Chicken, Whole Indirect 15-20 minutes per pound Use medium heat to prevent drying out. Keep grill covered.
Turkey
½ Breast
2 lb.
Indirect 1-1¼ hours Medium heat to prevent drying out. Keep grill covered.
Turkey Drumstick ½ lb. Indirect 1-1½ hours
Turkey, whole (unstuffed) Indirect 20-25 minutes per pound Use medium heat to prvent drying out. Keep grill covered.
Turkey Burger ½ inch thick Direct 4-6 minutes each side
Fish
Filet and Whole Fish Direct/Indirect 5 minutes on each side, per thickness inch. ie: 2 inch thick = 10 minutes on each side. Measure filet at thickest point. For larger filets, make a small slash in the thickest part of the fish to ensure even doneness. If grilling directly on grate, sear with Direct heat then continue with Indirect (or raise grate to at least 6 inches above fire). Rub with oil before grilling to seal in moisture.

When Indirect grilling, remember to keep lid closed. Opening the lid can add from 10-15 minutes onto grilling time.

Do not use a fork to turn the meat as you are grilling since the piercing causes the juices to escape. A long-handled spatula or tong is more appropriate.

Oil grates with no-stick spray (or brush oil on grates) before starting grill to prevent food from sticking.




Safe Internal Temperatures

Keep yourself, friends and family safe from food borne illnesses.

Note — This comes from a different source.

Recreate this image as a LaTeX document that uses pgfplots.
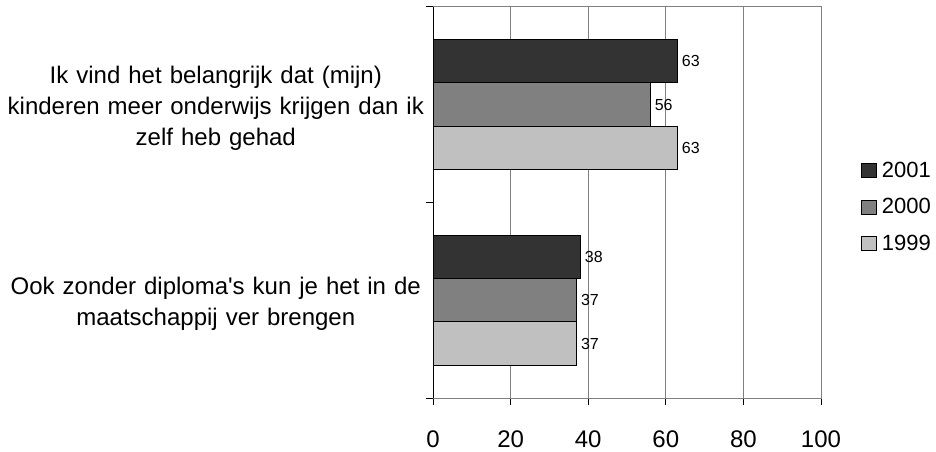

To accurately check temperature, the thermometer must be inserted through the thickest part of the meat and away from any bones since bones conduct heat.

Poultry is generally safe at 160º F, however waiting until it reaches 180º F is recommended.

Fish is safe when the meat flakes easily with a fork and appears opaque all the way through. If unsure by appearance, a temperature of 155º F is recommended.




FYI… Poultry


Flatten chicken breasts so that they are more uniform in thickness. If cooking a whole chicken, it should be butterflied for even cooking. To butterfly, cut along each side of the backbone and then remove it. Turn chicken breast side up and use the heel of your hand to press down on the breast to break the breastbone, flattening the chicken. Use skewers to help the meat lay flat by threading one skewer through a wing, through the breast, and out the other wing. Thread a second skewer into a thigh, through the bottom part of the breast, and out the other thigh.

When grilling or broiling, the chicken will have a tendency to dry out so it must be watched carefully during the cooking process. Coating the chicken with a little oil or marinating it will aid in preventing it from drying out while cooking. A medium heat should be used when grilling chicken. Using too high of a heat will cause some parts to cook too quickly and dry out while other parts will not be cooked all the way through.

When selecting a whole turkey for grilling, it is best to choose one that is not too large. A 16-pound turkey is the largest size that is safe to grill. The grilling process does not allow the internal temperature of larger turkeys to reach a sufficient temperature quickly enough to destroy harmful bacteria within a safe time period. A smaller turkey is also easier to handle when moving and turning it on the grilling surface.

To prevent dryness, leave the skin on the chicken during cooking, which helps preserves the chicken's natural moisture. To speed grilling or broiling time, partially cook the chicken in the microwave first. Microwave on high approximately 4 to 5 minutes per pound, or 3 to 4 minutes if using cut up parts. Grill or broil the microwaved pieces of chicken immediately to finish cooking.




FYI… Fish:

Fish is cooked when the meat flakes easily with a fork and appears opaque all the way through. If any of the meat is still glossy and translucent then it is not done.

Fish has a tendency to dry out and break into small pieces. Keep some fresh lemon juice handy while you are grilling. You can brush this on while you grill to add flavor and keep the fish moist. Wrapping fish in tinfoil also keeps fish moist and prevents sticking. Spray inside of aluminum foil with no-stick spray to prevent sticking.

A grill basket makes grilling fish, especially smaller pieces, considerably easier for cooking and clean-up. Be sure to spray or brush the basket with oil to prevent sticking.